Goal => Write out every line below that includes the word "chart".

Raw data =>
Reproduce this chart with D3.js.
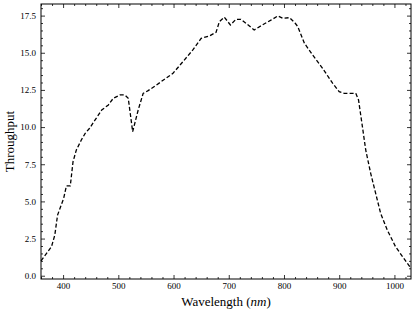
<!DOCTYPE html>
<html>
<head>
<meta charset="utf-8">
<script src="https://cdn.jsdelivr.net/npm/d3@7"></script>
<style>
  body { margin: 0; background: #fff; }
  svg text { font-family: "Liberation Serif", "DejaVu Serif", serif; }
</style>
</head>
<body>
<svg id="chart" width="416" height="313"></svg>
<script>
// throughput curve
const wavelength = [360, 379, 385, 390, 401, 406, 413, 418, 424, 433, 440, 448, 458, 470, 482, 491, 503, 512, 518, 526,
  536, 545, 554, 569, 599, 617, 635, 650, 665, 677, 683, 692, 703, 713, 722, 731, 746, 761, 777, 789,
  798, 810, 820, 825, 837, 852, 870, 888, 900, 909, 930, 935, 942, 948, 957, 966, 975, 987,
  1002, 1017, 1030];
const throughput = [1.0, 1.95, 2.74, 4.08, 5.2, 6.04, 6.04, 7.67, 8.46, 9.13, 9.58, 9.92, 10.48, 11.15, 11.49, 11.94, 12.16, 12.16, 11.94, 9.69,
  11.15, 12.27, 12.45, 12.83, 13.62, 14.4, 15.19, 15.97, 16.13, 16.38, 17.09, 17.39, 16.87, 17.25, 17.25, 16.99, 16.53, 16.87, 17.21, 17.48,
  17.32, 17.36, 17.0, 16.76, 15.64, 14.85, 13.95, 12.95, 12.38, 12.27, 12.27, 11.82, 10.03, 8.46, 6.89, 5.54, 4.2, 3.08,
  1.95, 1.17, 0.5];
const xTicks = [400, 500, 600, 700, 800, 900, 1000];
const yTicks = [0, 2.5, 5, 7.5, 10, 12.5, 15, 17.5];

(function() {
var svg = d3.select("#chart");
var pl = 41, pr = 411, pt = 4, pb = 279;

var x = d3.scaleLinear().domain([360, 1030]).range([pl, pr]);
var y = d3.scaleLinear().domain([-0.22, 18.28]).range([pb, pt]);

var xMinor = d3.range(360, 1031, 20).filter(function(d) { return d % 100 != 0; });
var yMinor = d3.range(0, 18.3, 0.5).filter(function(d) { return Math.abs(d / 2.5 - Math.round(d / 2.5)) > 1e-6; });

function styleAxis(g) {
  g.select(".domain").remove();
  g.selectAll("line").attr("stroke", "#000").attr("stroke-width", 0.8);
  g.selectAll("text").attr("font-size", 9).attr("fill", "#000")
    .attr("font-family", "'Liberation Serif', serif");
}

// bottom + top
svg.append("g").attr("transform", "translate(0," + pb + ")")
  .call(d3.axisBottom(x).tickValues(xTicks).tickSize(-4).tickPadding(4).tickFormat(d3.format("d")))
  .call(styleAxis);
svg.append("g").attr("transform", "translate(0," + pb + ")")
  .call(d3.axisBottom(x).tickValues(xMinor).tickSize(-2).tickFormat(""))
  .call(styleAxis);
svg.append("g").attr("transform", "translate(0," + pt + ")")
  .call(d3.axisTop(x).tickValues(xTicks).tickSize(-4).tickFormat(""))
  .call(styleAxis);
svg.append("g").attr("transform", "translate(0," + pt + ")")
  .call(d3.axisTop(x).tickValues(xMinor).tickSize(-2).tickFormat(""))
  .call(styleAxis);

// left + right
svg.append("g").attr("transform", "translate(" + pl + ",0)")
  .call(d3.axisLeft(y).tickValues(yTicks).tickSize(-4).tickPadding(5).tickFormat(d3.format(".1f")))
  .call(styleAxis);
svg.append("g").attr("transform", "translate(" + pl + ",0)")
  .call(d3.axisLeft(y).tickValues(yMinor).tickSize(-2).tickFormat(""))
  .call(styleAxis);
svg.append("g").attr("transform", "translate(" + pr + ",0)")
  .call(d3.axisRight(y).tickValues(yTicks).tickSize(-4).tickFormat(""))
  .call(styleAxis);
svg.append("g").attr("transform", "translate(" + pr + ",0)")
  .call(d3.axisRight(y).tickValues(yMinor).tickSize(-2).tickFormat(""))
  .call(styleAxis);

// frame
svg.append("rect")
  .attr("x", pl).attr("y", pt)
  .attr("width", pr - pl).attr("height", pb - pt)
  .attr("fill", "none").attr("stroke", "#000").attr("stroke-width", 1);

// curve
var line = d3.line()
  .x(function(d, i) { return x(wavelength[i]); })
  .y(function(d) { return y(d); });

svg.append("path")
  .datum(throughput)
  .attr("d", line)
  .attr("fill", "none")
  .attr("stroke", "#000")
  .attr("stroke-width", 1.3)
  .attr("stroke-dasharray", "4,2.2");

// labels
var xl = svg.append("text")
  .attr("x", (pl + pr) / 2).attr("y", 306)
  .attr("text-anchor", "middle").attr("font-size", 13).attr("fill", "#000");
xl.append("tspan").text("Wavelength (");
xl.append("tspan").attr("font-style", "italic").text("nm");
xl.append("tspan").text(")");

svg.append("text")
  .attr("transform", "translate(14," + (pt + pb) / 2 + ") rotate(-90)")
  .attr("text-anchor", "middle").attr("font-size", 13).attr("fill", "#000")
  .text("Throughput");
})();
</script>
</body>
</html>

Right answer =>
Reproduce this chart with D3.js.
<svg id="chart" width="416" height="313"></svg>
var svg = d3.select("#chart");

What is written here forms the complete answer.